Measures of Spread: Variance and Standard Deviation
Knowing where the centre is not enough — you also need to know how spread out the values are. Variance and standard deviation both measure dispersion.
| Statistic | Population formula | Sample formula |
|---|---|---|
| Variance | σ² = Σ(xᵢ − μ)² / N | s² = Σ(xᵢ − x̄)² / (n − 1) |
| Standard deviation | σ = √σ² | s = √s² |
The sample formulas divide by n − 1 (Bessel's correction) to produce an unbiased estimate when you are working with a sample rather than an entire population. The Standard Deviation Calculator and the Variance Calculator handle both population and sample cases.
Z-Scores and Percentile Ranks
A z-score tells you how many standard deviations a single observation sits from the mean:
z = (x − μ) / σ
A z-score of 2 means the value is two standard deviations above the mean — unusual but not extreme. Negative z-scores indicate values below the mean. The Z-Score Calculator converts any raw value to a z-score instantly.
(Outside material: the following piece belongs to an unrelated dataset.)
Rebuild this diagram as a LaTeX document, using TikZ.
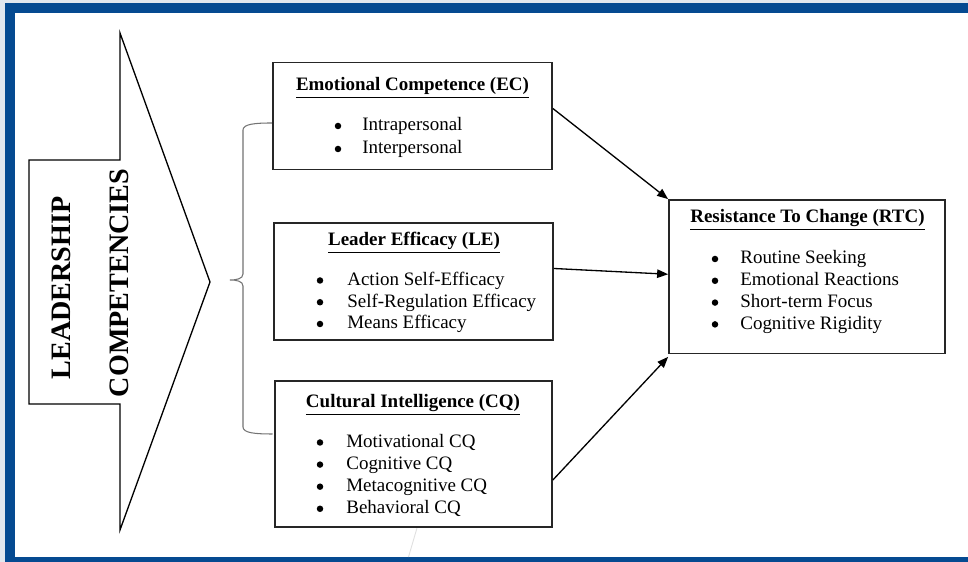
\documentclass[tikz,border=0pt]{standalone}
\usepackage{fontspec}
\setmainfont{Liberation Serif}
\usetikzlibrary{arrows.meta,positioning,calc}
\definecolor{frameblue}{RGB}{5,74,145}
\definecolor{edgegray}{RGB}{226,231,238}

\begin{document}
\begin{tikzpicture}[
  font=\fontsize{10.8}{12.6}\selectfont,
  >={Triangle[length=2.2mm,width=1.7mm]},
  card/.style={rectangle,draw=black!85,line width=1pt,fill=white,inner sep=0pt},
  head/.style={anchor=base,inner sep=0pt,font=\fontsize{10.8}{12.6}\selectfont\bfseries},
  item/.style={anchor=base west,inner sep=0pt},
  dot/.style={fill=black},
  bigarrow/.style={draw=black,line width=0.75pt,fill=white},
  banner/.style={font=\fontsize{16}{18}\selectfont\bfseries,rotate=90,inner sep=0pt},
  brace/.style={draw=black!55,line width=0.6pt},
  link/.style={->,line width=0.75pt,draw=black},
]

%% ----------------------------------------------------------------- frame
\useasboundingbox (0,0) rectangle (19.36,11.24);
\fill[edgegray] (0,0) rectangle (19.36,11.24);
\fill[frameblue] (0.10,0) rectangle (19.36,11.18);
\fill[white] (0.30,0.09) rectangle (19.36,10.98);
\draw[black!12,line width=0.5pt] (8.34,0.68) -- (8.17,0.10);

%% ------------------------------------------------------------ big arrow
\draw[bigarrow] (0.58,8.04) -- (2.40,8.04) -- (2.40,10.58) -- (4.20,5.60)
  -- (2.40,0.64) -- (2.40,3.16) -- (0.58,3.16) -- cycle;
\node[banner] (lead) at (1.22,5.48) {LEADERSHIP};
\node[banner] (comp) at (2.38,5.58) {COMPETENCIES};

%% ---------------------------------------------------------------- brace
\draw[brace] (5.45,8.78) .. controls (5.10,8.78) and (4.86,8.76) .. (4.86,8.64)
  -- (4.86,5.76) .. controls (4.86,5.66) and (4.72,5.64) .. (4.60,5.64)
  .. controls (4.72,5.64) and (4.86,5.62) .. (4.86,5.52)
  -- (4.86,2.70) .. controls (4.86,2.58) and (5.10,2.56) .. (5.45,2.56);

%% --------------------------------------------------------- emotional
\node[card,minimum width=5.58cm,minimum height=2.14cm] (ec) at (8.25,8.92) {};
\node[head] (ectitle) at (8.25,9.42) {\underline{Emotional Competence (EC)}};
\foreach \txt [count=\k] in {Intrapersonal,Interpersonal}{
  \node[item] (ec-\k) at (7.24,{8.62-0.46*(\k-1)}) {\txt};
  \fill[dot] ([xshift=-0.48cm,yshift=0.1cm]ec-\k.base west) circle (0.065);
}

%% ------------------------------------------------------------ efficacy
\node[card,minimum width=5.58cm,minimum height=2.35cm] (le) at (8.27,5.61) {};
\node[head] (letitle) at (8.28,6.32) {\underline{Leader Efficacy (LE)}};
\foreach \txt [count=\k] in {Action Self-Efficacy,Self-Regulation Efficacy,Means Efficacy}{
  \node[item] (le-\k) at (6.94,{5.53-0.435*(\k-1)}) {\txt};
  \fill[dot] ([xshift=-0.54cm,yshift=0.1cm]le-\k.base west) circle (0.065);
}

%% ------------------------------------------------------------- culture
\node[card,minimum width=5.54cm,minimum height=2.92cm] (cq) at (8.27,2.16) {};
\node[head] (cqtitle) at (8.26,3.08) {\underline{Cultural Intelligence (CQ)}};
\foreach \txt [count=\k] in {Motivational CQ,Cognitive CQ,Metacognitive CQ,Behavioral CQ}{
  \node[item] (cq-\k) at (6.92,{2.29-0.442*(\k-1)}) {\txt};
  \fill[dot] ([xshift=-0.52cm,yshift=0.1cm]cq-\k.base west) circle (0.065);
}

%% --------------------------------------------------------- resistance
\node[card,minimum width=5.52cm,minimum height=3.07cm] (rtc) at (16.14,5.705) {};
\node[head] (rtctitle) at (16.15,6.78) {\underline{Resistance To Change (RTC)}};
\foreach \txt [count=\k] in {Routine Seeking,Emotional Reactions,Short-term Focus,Cognitive Rigidity}{
  \node[item] (rtc-\k) at (14.80,{5.96-0.436*(\k-1)}) {\txt};
  \fill[dot] ([xshift=-0.50cm,yshift=0.1cm]rtc-\k.base west) circle (0.065);
}

%% --------------------------------------------------------------- links
\draw[link] ([yshift=0.15cm]ec.east) -- (rtc.north west);
\draw[link] ([yshift=0.26cm]le.east) -- ([yshift=0.05cm]rtc.west);
\draw[link] ([yshift=-0.52cm]cq.east) -- ([yshift=-0.05cm]rtc.south west);

\end{tikzpicture}
\end{document}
A percentile rank answers a complementary question: what percentage of the dataset falls at or below a given value? For example, scoring in the 85th percentile means you outperformed 85 % of the group. Use the Percentile Rank Calculator to find this without sorting data by hand.
Worked Example
Suppose a class of five students scored: 72, 85, 90, 90, 68.
- Mean: (72 + 85 + 90 + 90 + 68) / 5 = 405 / 5 = 81
- Median: Sorted: 68, 72, 85, 90, 90 → middle value = 85
- Mode: 90 (appears twice) = 90
- Sample variance: Deviations from 81: −9, 4, 9, 9, −13. Squared: 81, 16, 81, 81, 169. Sum = 428. Divided by 4 = 107
- Sample SD: √107 ≈ 10.34
- Z-score for 68: (68 − 81) / 10.34 ≈ −1.26
Inferential Statistics: Confidence Intervals and Margin of Error
Descriptive statistics summarise what you observed. Inferential statistics generalise to the broader population. A confidence interval gives a range of plausible values for a population parameter. At 95 % confidence:
CI = x̄ ± z* × (s / √n)
where z* = 1.96 for 95 % confidence. The half-width of that interval is the margin of error. The Confidence Interval Calculator and the Margin of Error Calculator apply these formulas automatically. Choosing how many participants to study before collecting data is done with the Sample Size Calculator.
Correlation
The Pearson correlation coefficient r measures the strength and direction of a linear relationship between two variables, ranging from −1 (perfect negative) to +1 (perfect positive). Values near 0 indicate no linear relationship. Correlation does not imply causation — two variables can move together for incidental reasons. Find r quickly with the Correlation Coefficient Calculator.
Counting Techniques: Permutations and Combinations
Statistics often involves counting arrangements or selections.
- Permutations (nPr): ordered arrangements: nPr = n! / (n − r)! Use the Permutation Calculator (nPr).
- Combinations (nCr): unordered selections: nCr = n! / [r! × (n − r)!] Use the Combination Calculator (nCr).
Common Mistakes
- Confusing population and sample formulas. Dividing by N instead of n − 1 underestimates the true population variance when working with a sample.
- Using the mean with skewed data. Income and home prices are heavily right-skewed; the median is usually the better summary.
- Ignoring outliers entirely. One extreme value can drag the mean far from the bulk of the data. Always check the range and z-scores.
- Mistaking correlation for causation. A strong r value alone cannot establish that one variable causes changes in another.
What is the difference between descriptive and inferential statistics?
Descriptive statistics (mean, median, standard deviation) summarise the data you actually have. Inferential statistics (confidence intervals, hypothesis tests) use that data to draw conclusions about a larger population.
When should I use the median instead of the mean?
Use the median whenever the data are skewed or contain outliers. In symmetric distributions without extreme values, the mean and median are close and either works well.
What does a standard deviation of zero mean?
Every value in the dataset is identical. There is no spread at all.